_PROBLEM DETAILS_. Take every line from the first down to the line with "const riesgoC = [129, 107, 44, 11, 0];" and set it down exactly, without the pictures.

- - - -

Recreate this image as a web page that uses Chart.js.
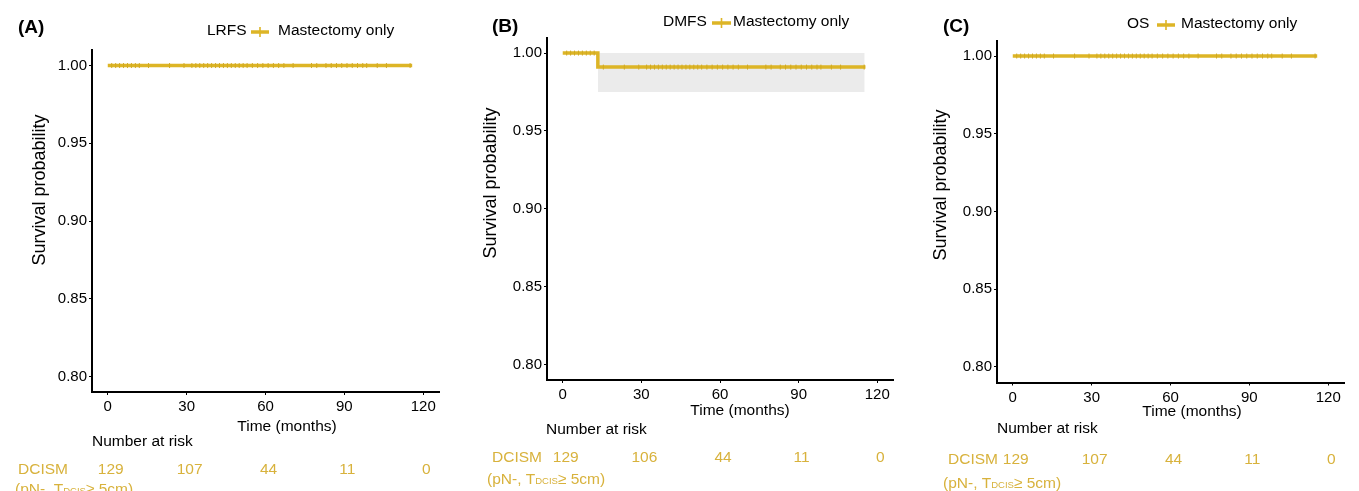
<!DOCTYPE html>
<html>
<head>
<meta charset="utf-8">
<script src="https://cdn.jsdelivr.net/npm/chart.js@4.4.1/dist/chart.umd.min.js"></script>
<style>
    html, body { margin: 0; padding: 0; background: #fff; }
    #lienzo { position: relative; width: 1359px; height: 491px; overflow: hidden; }
    #lienzo canvas { position: absolute; left: 0; top: 0; }
</style>
</head>
<body>
<div id="lienzo">
    <canvas id="panelA" width="1359" height="491"></canvas>
    <canvas id="panelB" width="1359" height="491"></canvas>
    <canvas id="panelC" width="1359" height="491"></canvas>
</div>
<script>
// Ticks de los ejes
const tiemposTicks = [0, 30, 60, 90, 120];
const supervivenciaTicks = [0.80, 0.85, 0.90, 0.95, 1.00];

// Curvas de Kaplan-Meier (tiempo en meses, probabilidad)
const lrfsTiempo = [0, 115.8];
const lrfsSuperv = [1.00, 1.00];
const dmfsTiempo = [0, 13.4, 115.5];
const dmfsSuperv = [1.00, 0.991, 0.991];
const osTiempo = [0, 115.8];
const osSuperv = [1.00, 1.00];

// Intervalo de confianza de DMFS
const dmfsIcTiempo = [13.4, 115.2];
const dmfsIcSuperior = [1.00, 1.00];
const dmfsIcInferior = [0.975, 0.975];

// Tiempos de censura (marcas +)
const tiemposCensura = [1.5, 3, 4.5, 6, 7.5, 9, 10.5, 12, 15.5, 23.5, 29, 32, 33.5, 35, 36.5, 38, 39.5,
    41, 42.5, 44, 45.5, 47, 48.5, 50, 51.5, 53, 55, 57, 59, 61, 63, 65, 67, 70.5, 77.5, 79.5,
    83, 85, 87, 89, 91, 93, 95, 97, 98.5, 102.5, 106, 115];

// Número en riesgo
const riesgoA = [129, 107, 44, 11, 0];
const riesgoB = [129, 106, 44, 11, 0];
const riesgoC = [129, 107, 44, 11, 0];

const FUENTE = '"Liberation Sans", Arial, Helvetica, sans-serif';
const DORADO = '#DDB526';
const DORADO_OSCURO = '#D1AA22';
const DORADO_TEXTO = '#D8B23C';
const ANCHO_Y = 50;
const ALTO_X = 30;

// Valor de la curva escalonada en un tiempo dado
function valorEscalon(tiempos, superv, t) {
    let v = superv[0];
    for (let i = 0; i < tiempos.length; i++) {
        if (tiempos[i] <= t) v = superv[i];
    }
    return v;
}

function aPuntos(xs, ys) {
    return xs.map((x, i) => ({ x: x, y: ys[i] }));
}

// Textos del panel: letra, leyenda, títulos de ejes y tabla de riesgo
function dibujarTextos(chart, p) {
    const ctx = chart.ctx;
    const escalaX = chart.scales.x;
    ctx.save();
    ctx.textBaseline = 'middle';
    ctx.fillStyle = '#000';

    ctx.font = `bold 19px ${FUENTE}`;
    ctx.textAlign = 'left';
    ctx.fillText(p.letra, p.letraPos[0], p.letraPos[1]);

    ctx.font = `15.5px ${FUENTE}`;
    ctx.fillText(p.leyenda.titulo, p.leyenda.x, p.leyenda.y);
    ctx.fillText('Mastectomy only', p.leyenda.xTexto, p.leyenda.y);
    ctx.strokeStyle = DORADO;
    ctx.lineWidth = 3.5;
    ctx.beginPath();
    ctx.moveTo(p.leyenda.marca[0], p.leyenda.y + 1);
    ctx.lineTo(p.leyenda.marca[1], p.leyenda.y + 1);
    ctx.stroke();
    ctx.lineWidth = 1.6;
    const medio = (p.leyenda.marca[0] + p.leyenda.marca[1]) / 2;
    ctx.beginPath();
    ctx.moveTo(medio, p.leyenda.y - 4);
    ctx.lineTo(medio, p.leyenda.y + 6);
    ctx.stroke();

    // Título eje Y
    ctx.save();
    ctx.translate(p.tituloY[0], p.tituloY[1]);
    ctx.rotate(-Math.PI / 2);
    ctx.textAlign = 'center';
    ctx.font = `18px ${FUENTE}`;
    ctx.fillText('Survival probability', 0, 0);
    ctx.restore();

    // Título eje X
    ctx.textAlign = 'center';
    ctx.fillText('Time (months)', p.tituloX[0], p.tituloX[1]);

    // Tabla de número en riesgo
    ctx.textAlign = 'left';
    ctx.fillText('Number at risk', p.riesgoTitulo[0], p.riesgoTitulo[1]);
    ctx.fillStyle = DORADO_TEXTO;
    ctx.fillText('DCISM', p.etiqueta[0], p.etiqueta[1]);
    ctx.textAlign = 'center';
    tiemposTicks.forEach((t, i) => {
        ctx.fillText(String(p.riesgo[i]), escalaX.getPixelForValue(t) + 3, p.etiqueta[1]);
    });

    // Segunda línea: (pN-, T_DCIS ≥ 5cm)
    ctx.textAlign = 'left';
    ctx.textBaseline = 'alphabetic';
    let x = p.etiqueta2[0];
    const base = p.etiqueta2[1] + 5.5;
    ctx.font = `15.5px ${FUENTE}`;
    ctx.fillText('(pN-, T', x, base);
    x += ctx.measureText('(pN-, T').width;
    ctx.font = `9.5px ${FUENTE}`;
    ctx.fillText('DCIS', x, base);
    x += ctx.measureText('DCIS').width;
    ctx.font = `15.5px ${FUENTE}`;
    ctx.fillText('\u2265 5cm)', x, base);
    ctx.restore();
}

function crearPanel(id, p) {
    const datasets = [];
    if (p.icTiempo) {
        datasets.push({
            data: aPuntos(p.icTiempo, p.icSuperior),
            borderWidth: 0, pointRadius: 0, fill: false, stepped: 'before', order: 3
        });
        datasets.push({
            data: aPuntos(p.icTiempo, p.icInferior),
            borderWidth: 0, pointRadius: 0, fill: '-1', backgroundColor: '#EBEBEB', stepped: 'before', order: 3
        });
    }
    datasets.push({
        data: aPuntos(p.tiempo, p.superv),
        borderColor: DORADO, borderWidth: 3.5, pointRadius: 0, fill: false, stepped: 'before', order: 1
    });
    const fin = p.tiempo[p.tiempo.length - 1];
    datasets.push({
        data: tiemposCensura.filter(t => t <= fin).map(t => ({ x: t, y: valorEscalon(p.tiempo, p.superv, t) })),
        showLine: false, pointStyle: 'line', rotation: 90, pointRadius: 2.5,
        borderColor: DORADO_OSCURO, pointBorderColor: DORADO_OSCURO, pointBorderWidth: 1, order: 0
    });

    const ejeComun = {
        grid: { display: true, drawOnChartArea: false, drawTicks: true, tickLength: 3, color: '#000', lineWidth: 1 },
        border: { display: true, color: '#000', width: 2 }
    };

    return new Chart(document.getElementById(id), {
        type: 'line',
        data: { datasets: datasets },
        options: {
            responsive: false,
            animation: false,
            events: [],
            layout: {
                padding: {
                    left: p.area.left - ANCHO_Y,
                    right: 1359 - p.area.right,
                    top: p.area.top,
                    bottom: 491 - p.area.bottom - ALTO_X
                }
            },
            plugins: { legend: { display: false }, tooltip: { enabled: false } },
            scales: {
                x: {
                    ...ejeComun,
                    type: 'linear',
                    min: -6,
                    max: 126,
                    afterFit: s => { s.height = ALTO_X; },
                    afterBuildTicks: s => { s.ticks = tiemposTicks.map(v => ({ value: v })); },
                    ticks: { color: '#000', font: { family: FUENTE, size: 15 }, padding: 3, maxRotation: 0, autoSkip: false, callback: v => v }
                },
                y: {
                    ...ejeComun,
                    type: 'linear',
                    min: 0.79,
                    max: 1.01,
                    afterFit: s => { s.width = ANCHO_Y; },
                    afterBuildTicks: s => { s.ticks = supervivenciaTicks.map(v => ({ value: v })); },
                    ticks: { color: '#000', font: { family: FUENTE, size: 15 }, padding: 2, callback: v => v.toFixed(2) }
                }
            }
        },
        plugins: [{ id: 'textosPanel', afterDraw: chart => dibujarTextos(chart, p) }]
    });
}

crearPanel('panelA', {
    tiempo: lrfsTiempo, superv: lrfsSuperv, riesgo: riesgoA,
    area: { left: 92, top: 50, right: 439, bottom: 392 },
    letra: '(A)', letraPos: [18, 28],
    leyenda: { titulo: 'LRFS', x: 207, y: 31, marca: [251, 269], xTexto: 278 },
    tituloY: [40, 190], tituloX: [287, 427],
    riesgoTitulo: [92, 442], etiqueta: [18, 470], etiqueta2: [15, 488]
});

crearPanel('panelB', {
    tiempo: dmfsTiempo, superv: dmfsSuperv, riesgo: riesgoB,
    icTiempo: dmfsIcTiempo, icSuperior: dmfsIcSuperior, icInferior: dmfsIcInferior,
    area: { left: 547, top: 37.5, right: 893, bottom: 380 },
    letra: '(B)', letraPos: [492, 27],
    leyenda: { titulo: 'DMFS', x: 663, y: 22, marca: [712, 731], xTexto: 733 },
    tituloY: [491, 183], tituloX: [740, 411],
    riesgoTitulo: [546, 430], etiqueta: [492, 458], etiqueta2: [487, 478]
});

crearPanel('panelC', {
    tiempo: osTiempo, superv: osSuperv, riesgo: riesgoC,
    area: { left: 997, top: 40.5, right: 1344, bottom: 382.5 },
    letra: '(C)', letraPos: [943, 27],
    leyenda: { titulo: 'OS', x: 1127, y: 24, marca: [1157, 1175], xTexto: 1181 },
    tituloY: [941, 185], tituloX: [1192, 412],
    riesgoTitulo: [997, 429], etiqueta: [948, 460], etiqueta2: [943, 482]
});
</script>
</body>
</html>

- - - -

_ANSWER FOR THIS EXERCISE_.
Recreate this image as a web page that uses Chart.js.
<!DOCTYPE html>
<html>
<head>
<meta charset="utf-8">
<script src="https://cdn.jsdelivr.net/npm/chart.js@4.4.1/dist/chart.umd.min.js"></script>
<style>
    html, body { margin: 0; padding: 0; background: #fff; }
    #lienzo { position: relative; width: 1359px; height: 491px; overflow: hidden; }
    #lienzo canvas { position: absolute; left: 0; top: 0; }
</style>
</head>
<body>
<div id="lienzo">
    <canvas id="panelA" width="1359" height="491"></canvas>
    <canvas id="panelB" width="1359" height="491"></canvas>
    <canvas id="panelC" width="1359" height="491"></canvas>
</div>
<script>
// Ticks de los ejes
const tiemposTicks = [0, 30, 60, 90, 120];
const supervivenciaTicks = [0.80, 0.85, 0.90, 0.95, 1.00];

// Curvas de Kaplan-Meier (tiempo en meses, probabilidad)
const lrfsTiempo = [0, 115.8];
const lrfsSuperv = [1.00, 1.00];
const dmfsTiempo = [0, 13.4, 115.5];
const dmfsSuperv = [1.00, 0.991, 0.991];
const osTiempo = [0, 115.8];
const osSuperv = [1.00, 1.00];

// Intervalo de confianza de DMFS
const dmfsIcTiempo = [13.4, 115.2];
const dmfsIcSuperior = [1.00, 1.00];
const dmfsIcInferior = [0.975, 0.975];

// Tiempos de censura (marcas +)
const tiemposCensura = [1.5, 3, 4.5, 6, 7.5, 9, 10.5, 12, 15.5, 23.5, 29, 32, 33.5, 35, 36.5, 38, 39.5,
    41, 42.5, 44, 45.5, 47, 48.5, 50, 51.5, 53, 55, 57, 59, 61, 63, 65, 67, 70.5, 77.5, 79.5,
    83, 85, 87, 89, 91, 93, 95, 97, 98.5, 102.5, 106, 115];

// Número en riesgo
const riesgoA = [129, 107, 44, 11, 0];
const riesgoB = [129, 106, 44, 11, 0];
const riesgoC = [129, 107, 44, 11, 0];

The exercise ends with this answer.